Summer Bug

 No, not this kind of summer bug.

 Nor the kind of bug that comes from eating fair food. Just a plain old stomach bug.

I recently congratulated myself on a real, actual months-long sickness-free streak. Within 48 hours a mild, warning-like plague struck. Mother and child down with bellyaches. Nothing more.

Today, Beren and I ingested one half a bagel each, a cup of bergamot tea, and shared a Mexican Coca-cola (real, healthful sugar as opposed to the crappy tasting corn syrup). In the morning, I made it to the gate to open and close it for Jared who is out doing a botany job. Later I made it to the mailbox to mail off bills and went back to the couch. Then, back to the mailbox with Beren to find - no incoming bills, no letters, no junkmail, nothing to distract us.

Back to the couch. We read about a dozen books including old board books, Golden books, picture books, and multiple chapters of a Magic School Bus book that clocks in at 104 pages.

The Magic School Bus was a tithe-type purchase from a particularly good used bookstore in Florida. Beren and I parked ourselves in the kid's aisle, reading about Ms. Frizzle and her students while Jared scored a stack of ethnobotany and herbalism books. At 50 cents, the books had to come home - in fairness - to the bookstore and to Beren who was deep into the story.

I recall the long past days as a bookstore clerk at the somewhat less long-gone Barnes & Noble located in the Chelsea neighborhood of New York City.

In Magic School Bus homage, here I will present... Two Facts: only Barnes is "plural". Noble is not plural despite many insisting otherwise. Displaying an opposite tendency, our own local Bowman's Hill is Bowman's Hill, not Bowman Hill.

OK, back at B&N, we had many customers (library patrons?) park in the cafe with paperbacks until they looked like they'd been to the beach. Spine creased, edges worn to use book-speak. Not that I really care about supporting Debbie MacComber's prolific romance output with sales of $7.99 mass markets to those who'd rather use a box store like a library, HarperCollins and other publishers, nor box store bookstores.

But, butt, my sections at Barnes & Noble - art and reference - were by the bathroom. One customer (library patron) took her books not just to the cafe but also to the bathroom. Yep, she did. She'd moan and groan on the pot and read away.

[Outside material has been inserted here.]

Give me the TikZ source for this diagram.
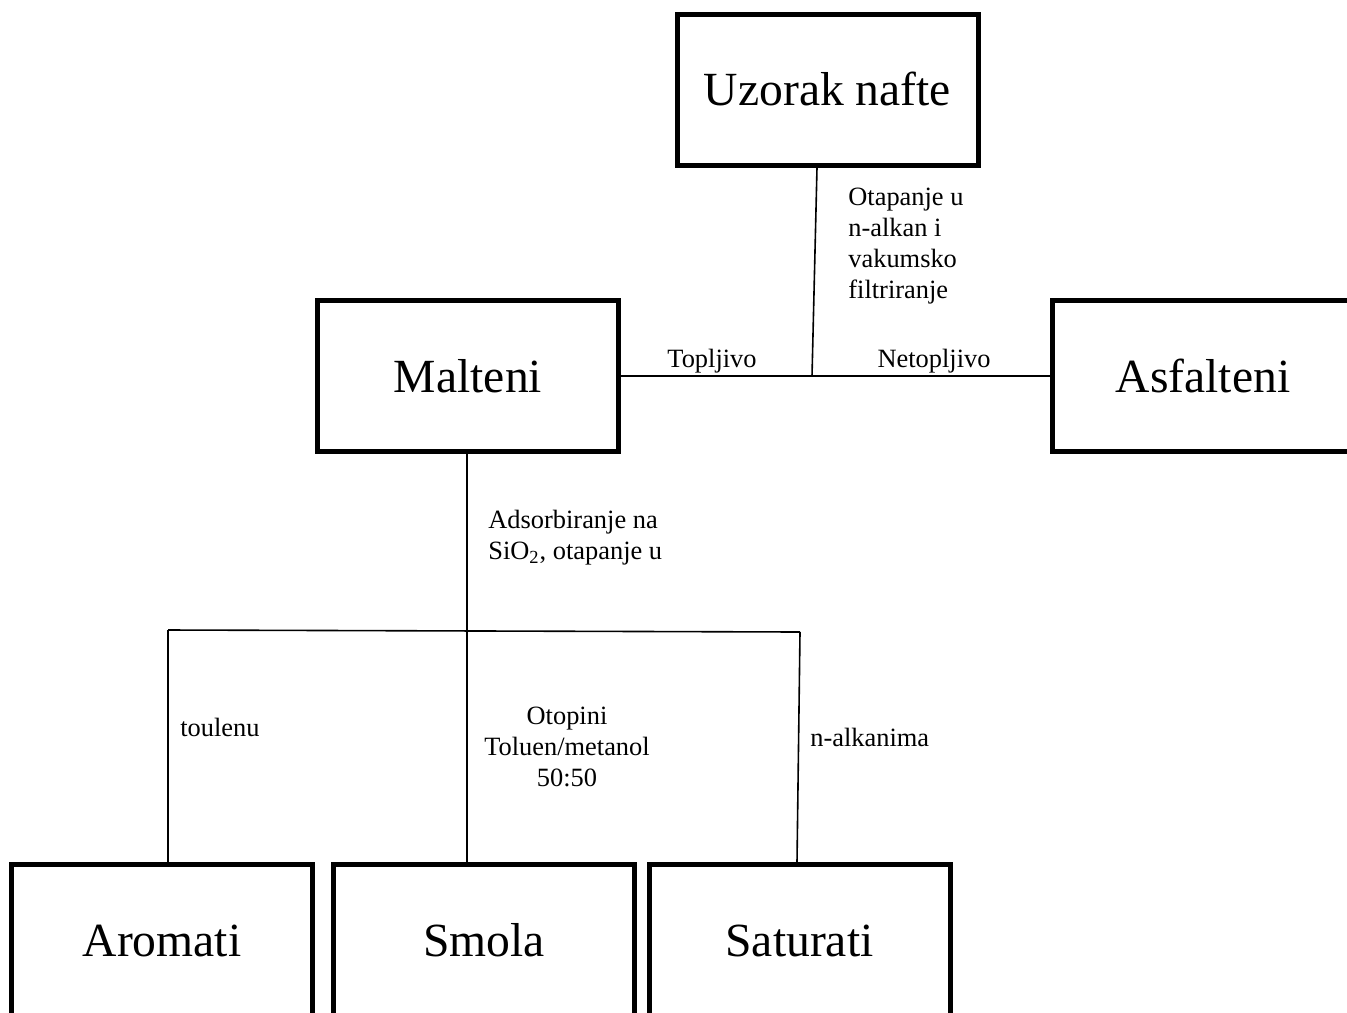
\documentclass[tikz,border=0pt]{standalone}
\usepackage{fontspec}
\setmainfont{Liberation Serif}

\begin{document}
\begin{tikzpicture}[x=0.5pt, y=-0.5pt,
  box/.style={draw, line width=2.5pt, rectangle, minimum width=150.5pt, minimum height=75.5pt, inner sep=0pt, text height=16.3pt, text depth=0pt, font=\fontsize{23.8}{28}\selectfont},
  link/.style={line width=0.8pt},
  note/.style={inner sep=0pt, font=\fontsize{13.2}{15.5}\selectfont}]
\clip (0,0) rectangle (1347,1012);
\node[box] (uzorak) at (827.5,89.5) {Uzorak nafte};
\node[box] (malteni) at (468,376) {Malteni};
\node[box] (asfalteni) at (1203,376) {Asfalteni};
\node[box] (aromati) at (162,940) {Aromati};
\node[box] (smola) at (484,940) {Smola};
\node[box] (saturati) at (799.5,940) {Saturati};
\coordinate (jA) at (812,376);
\coordinate (jB) at (467,631);
\coordinate (jL) at (168,630);
\coordinate (jR) at (800,632);
\draw[link] ([xshift=-5.25pt]uzorak.south) -- (jA);
\draw[link] (malteni.east) -- (asfalteni.west);
\draw[link] (malteni.south -| jB) -- (jB);
\draw[link] (jL) -- (jR);
\draw[link] (jL) -- (jL |- aromati.north);
\draw[link] (jB) -- (jB |- smola.north);
\draw[link] (jR) -- ([xshift=-1.25pt]saturati.north);
\node[note, anchor=west, align=left] (otapanje) at (848,246) {Otapanje u\\n-alkan i\\vakumsko\\filtriranje};
\node[note] (topljivo) at (712,361) {Topljivo};
\node[note] (netopljivo) at (934,361) {Netopljivo};
\node[note, anchor=west, align=left] (adsorb) at (488,538) {Adsorbiranje na\\SiO\textsubscript{2}, otapanje u};
\node[note, anchor=west] (toulenu) at (180,727) {toulenu};
\node[note, align=center] (otopini) at (567,747) {Otopini\\Toluen/metanol\\50:50};
\node[note, anchor=west] (nalkanima) at (810,737) {n-alkanima};
\end{tikzpicture}
\end{document}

Again, to be fair, she didn't have a peachy life. She also brought what I assume were her life's belongings packed onto a cart into the bathroom. And yet, I must tell you that her sh*t was sour-smelling. Be comforted, while "her" books may have made it back onto the shelves, no one would buy them, not even you. They were tagged by appearance and possibly aroma. You'd never have purchased a book that looked like that.

 I chose to withstand terrible portable toilet smell to take this classic photo. I liked the colors.

Anyway, we're at page 40 of the Magic School Bus book, and I expect to hit page 104 later today.

Right now, Beren's digging into a box of puzzles and train themed stacking blocks (babyish toys too nice to giveaway until a baby cousin hits the scene) that I had stashed in the attic just for a time like this. I can hear blocks rolling around on the hardwood floor upstairs.

I imagine his room is a "mess". It's ok. He's momentarily forgotten his upset belly, and I've had a break from the Magic School Bus. I've learned various interesting facts from the book, but books put me to sleep and never, ever, not so far, my son.

One benefit of this bug was a lazy day, floating on the couch, totally relaxed, and I don't have to cook dinner.